Leverage Ratio

Ein wesentlicher Bestandteil des Basel-III-Rahmenwerkes und dessen Umsetzung in der Europäischen Union (EU) ist die Verschuldungsquote (Leverage Ratio). Diese setzt das aufsichtliche Kernkapital einer Bank (Zähler) in Beziehung zu ihrem (bilanziellen und außerbilanziellen) Gesamtengagement (Nenner). Eine geringe Kennziffer geht demnach mit einer relativ zum Kernkapital hohen Verschuldung einher. Dabei orientiert sich der Wertansatz der bilanziellen Positionen an dem für das jeweilige Institut maßgeblichen Rechnungslegungsstandard. Um die internationale Vergleichbarkeit der Leverage Ratio sicherzustellen, sind hierbei einige Sonderregelungen zu berücksichtigen.

Im Gegensatz zu den auf Annahmen gestützten risikobasierten Eigenkapitalanforderungen werden die einzelnen Positionen im Rahmen der Leverage Ratio nicht mit einem individuellen Risikogewicht versehen, sondern im Wesentlichen ungewichtet im Kennziffernwert berücksichtigt. Damit sollen über die Leverage Ratio Schwächen der Regulierung adressiert werden, die während der Finanzkrise, beginnend in 2007, zutage traten. So soll die Leverage Ratio unter anderem der im Grundsatz zyklischen Wirkung risikobasierter Eigenkapitalanforderungen entgegenwirken und als ergänzende risikoinsensitive Kennziffer eine Mindestausstattung an Eigenkapital sicherstellen (sogenannte Backstop-Funktion). 

Die Leverage Ratio wurde zunächst als ergänzendes Instrument, das nach Ermessen der Aufsichtsbehörden auf einzelne Institute angewandt werden konnte, eingeführt (Säule II). Im Dezember 2017 hat der Baseler Ausschuss für Bankenaufsicht (Basel Committee on Banking Supervision, BCBS) entschieden, die zunächst vorläufige Zielquote in Höhe von 3,0 % ab 2018 als verbindliche Mindestanforderung (Säule I) vorzusehen.

Neben der Neueinordnung in das bankaufsichtliche Drei-Säulen-Modell sieht das finale Baseler Leverage Ratio-Rahmenwerk verschiedene technische Änderungen an der Methodik zur Berechnung der Kennziffer vor. Zudem wurde für global systemrelevante Banken (G-SIBs) seit 2023 die Leverage Ratio-Anforderung um einen Kapitalzuschlag erhöht, der ebenfalls aus aufsichtlichem Kernkapital besteht und 50 % des risikobasierten Kapitalpuffers für G-SIBs beträgt. Zum Beispiel steigt demnach für eine Bank, die einen risikobasierten G-SIB-Puffer von 2 % vorhalten muss, die Leverage Ratio-Anforderung um 1 % auf insgesamt 4 %.

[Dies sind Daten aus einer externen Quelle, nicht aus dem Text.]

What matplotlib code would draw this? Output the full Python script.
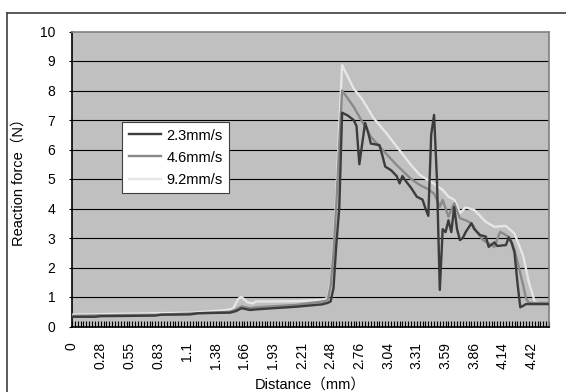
import numpy as np
import matplotlib.pyplot as plt
from matplotlib.lines import Line2D

plt.rcParams['font.family'] = ['Liberation Sans', 'Noto Sans CJK JP']

# distance labels shown on the category axis (every 10th sample)
tick_labels = ['0', '0.28', '0.55', '0.83', '1.1', '1.38', '1.66', '1.93', '2.21',
               '2.48', '2.76', '3.04', '3.31', '3.59', '3.86', '4.14', '4.42']
n_samples = 167

# 2.3mm/s  (sample index, force N)
idx_23 = [0, 8, 10, 20, 29, 31, 41, 44, 55, 57, 59, 62, 64, 70, 78, 87, 89, 90, 91, 92, 93, 94,
          96, 98, 99, 100, 102, 103, 104, 107, 108, 109, 111, 113, 114, 115, 116, 118, 120, 122,
          123, 124, 125, 126, 127, 128, 129, 130, 131, 132, 133, 134, 135, 136, 137, 139, 140,
          142, 144, 145, 147, 148, 151, 152, 153, 154, 155, 156, 157, 158, 166]
f_23 = [0.33, 0.33, 0.35, 0.36, 0.37, 0.40, 0.41, 0.45, 0.47, 0.52, 0.62, 0.56, 0.58, 0.62, 0.67, 0.75, 0.80, 0.85, 1.3, 2.8, 4.0, 7.25,
        7.15, 7.0, 6.8, 5.5, 6.9, 6.6, 6.2, 6.15, 5.8, 5.42, 5.3, 5.1, 4.85, 5.1, 4.95, 4.7, 4.4, 4.3,
        4.0, 3.75, 6.5, 7.17, 5.0, 1.24, 3.3, 3.2, 3.6, 3.2, 4.05, 3.3, 2.93, 3.0, 3.2, 3.5, 3.3,
        3.1, 3.05, 2.7, 2.85, 2.73, 2.76, 3.02, 2.85, 2.5, 1.5, 0.65, 0.7, 0.76, 0.76]

# 4.6mm/s
idx_46 = [0, 10, 30, 44, 55, 57, 59, 62, 64, 78, 88, 89, 90, 91, 92, 93, 94,
          98, 104, 107, 113, 118, 121, 124, 126, 127, 128, 129, 131, 133, 135, 137, 139,
          141, 143, 147, 149, 152, 154, 155, 157, 158, 159, 166]
f_46 = [0.36, 0.38, 0.40, 0.45, 0.50, 0.58, 0.68, 0.62, 0.65, 0.73, 0.86, 0.9, 1.4, 2.5, 4.2, 6.2, 8.0,
        7.45, 6.43, 6.1, 5.47, 5.0, 4.8, 4.65, 4.5, 4.3, 4.06, 4.29, 3.72, 4.18, 3.67, 3.6, 3.5,
        3.2, 2.93, 2.7, 3.21, 3.04, 2.6, 2.2, 1.4, 0.95, 0.8, 0.8]

# 9.2mm/s
idx_92 = [0, 10, 29, 42, 53, 56, 58, 59, 61, 63, 64, 70, 78, 87, 89, 90, 91, 92, 93, 94,
          98, 101, 105, 109, 113, 118, 121, 125, 129, 131, 133, 134, 135, 137, 140, 144, 147,
          151, 154, 157, 159, 161, 163, 166]
f_92 = [0.40, 0.42, 0.45, 0.47, 0.55, 0.60, 0.95, 1.0, 0.82, 0.78, 0.85, 0.85, 0.86, 0.9, 0.97, 1.5, 2.6, 4.5, 6.8, 8.86,
        8.07, 7.7, 7.06, 6.6, 6.1, 5.47, 5.14, 4.9, 4.63, 4.4, 4.3, 4.1, 3.84, 4.04, 3.95, 3.55, 3.38,
        3.41, 3.15, 2.4, 1.5, 0.85, 0.78, 0.78]

W, H = 566, 392
fig = plt.figure(figsize=(W / 100, H / 100), dpi=100)
ax = fig.add_axes([72 / W, 1 - 326.5 / H, 477 / W, 295 / H])
ax.set_facecolor('#c0c0c0')

# chart area border (only left/top visible in the picture)
fig.add_artist(Line2D([7 / W, 7 / W], [0, 1 - 13 / H], transform=fig.transFigure, color='#404040', lw=1.2))
fig.add_artist(Line2D([7 / W, 1], [1 - 13 / H, 1 - 13 / H], transform=fig.transFigure, color='#404040', lw=1.2))

ax.plot(idx_23, f_23, color='#3c3c3c', lw=1.7, label='2.3mm/s', zorder=5)
ax.plot(idx_46, f_46, color='#8a8a8a', lw=1.7, label='4.6mm/s', zorder=4)
ax.plot(idx_92, f_92, color='#e6e6e6', lw=1.7, label='9.2mm/s', zorder=3)

ax.set_xlim(0, n_samples - 1)
ax.set_ylim(0, 10)
ax.set_yticks(range(0, 11))
for v in range(1, 10):
    ax.axhline(v, color='black', lw=0.8, zorder=1)

ax.set_xticks(range(0, 161, 10))
ax.set_xticklabels(tick_labels, rotation=90)
ax.set_xticks(range(0, n_samples), minor=True)
ax.tick_params(axis='x', which='both', direction='in', length=4.5, width=0.8, pad=11, labelsize=10)
ax.tick_params(axis='y', which='major', direction='out', length=2, width=0.8, pad=10, labelsize=10)

for s in ['left', 'bottom']:
    ax.spines[s].set_color('black')
    ax.spines[s].set_linewidth(1.2)
for s in ['top', 'right']:
    ax.spines[s].set_color('#808080')
    ax.spines[s].set_linewidth(1.2)

ax.set_ylabel('Reaction force（N）', fontsize=10.5, labelpad=10)
ax.set_xlabel('Distance（mm）', fontsize=10.5, labelpad=6)

leg = ax.legend(loc='upper left', bbox_to_anchor=(122 / W, 1 - 122 / H), bbox_transform=fig.transFigure,
                borderaxespad=0, fontsize=10.5, handlelength=2.2, handletextpad=0.4,
                labelspacing=0.55, borderpad=0.45, fancybox=False, framealpha=1, edgecolor='#404040')
leg.get_frame().set_linewidth(0.8)

fig.savefig('out.png', dpi=100)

Die Capital Requirements Regulation (CRR, Verordnung (EU) Nr. 575/2013) bildet in der jeweils aktuellen Fassung für die EU-Mitgliedstaaten die Rechtsgrundlage für die Leverage Ratio-Anforderungen. Deren Anwendungsbereich wurde national jedoch durch eine weiter gefasste Definition des Institutsbegriffs vergrößert. Dieser schließt beispielsweise auch Institute, die nur das Einlagen-, nicht aber das Kreditgeschäft betreiben, ein (§ 1a KWG).

Um das Risiko einer übermäßigen Verschuldung beurteilen zu können, melden Institute den nationalen Aufsichtsbehörden vierteljährlich alle erforderlichen Informationen zur Leverage Ratio und ihren Komponenten. Darüber hinaus sind die Institute seit 2015 zur Offenlegung der Leverage Ratio und ihrer Bestandteile verpflichtet. Mit Anwendung der Vorgaben der CRR II zur Leverage Ratio ist diese seit Juni 2021 eine verbindliche Mindestanforderung innerhalb der EU. Mit der Umsetzung der CRR II gilt der Zuschlag für G-SIBs, analog zu den Baseler Vorgaben, seit 2023 auch in der EU. Wie auch im risikobasierten Rahmenwerk kann die zuständige Aufsichtsbehörde im Rahmen des aufsichtlichen Überprüfungs- und Bewertungsprozess (Supervisory Review and Evaluation Process – SREP) institutsindividuell eine zusätzliche Kapitalanforderung (Pillar 2 Requirement – P2R-LR) und/oder eine zusätzliche Kapitalempfehlung (Pillar 2 Guidance – P2G-LR) für die Leverage Ratio festlegen.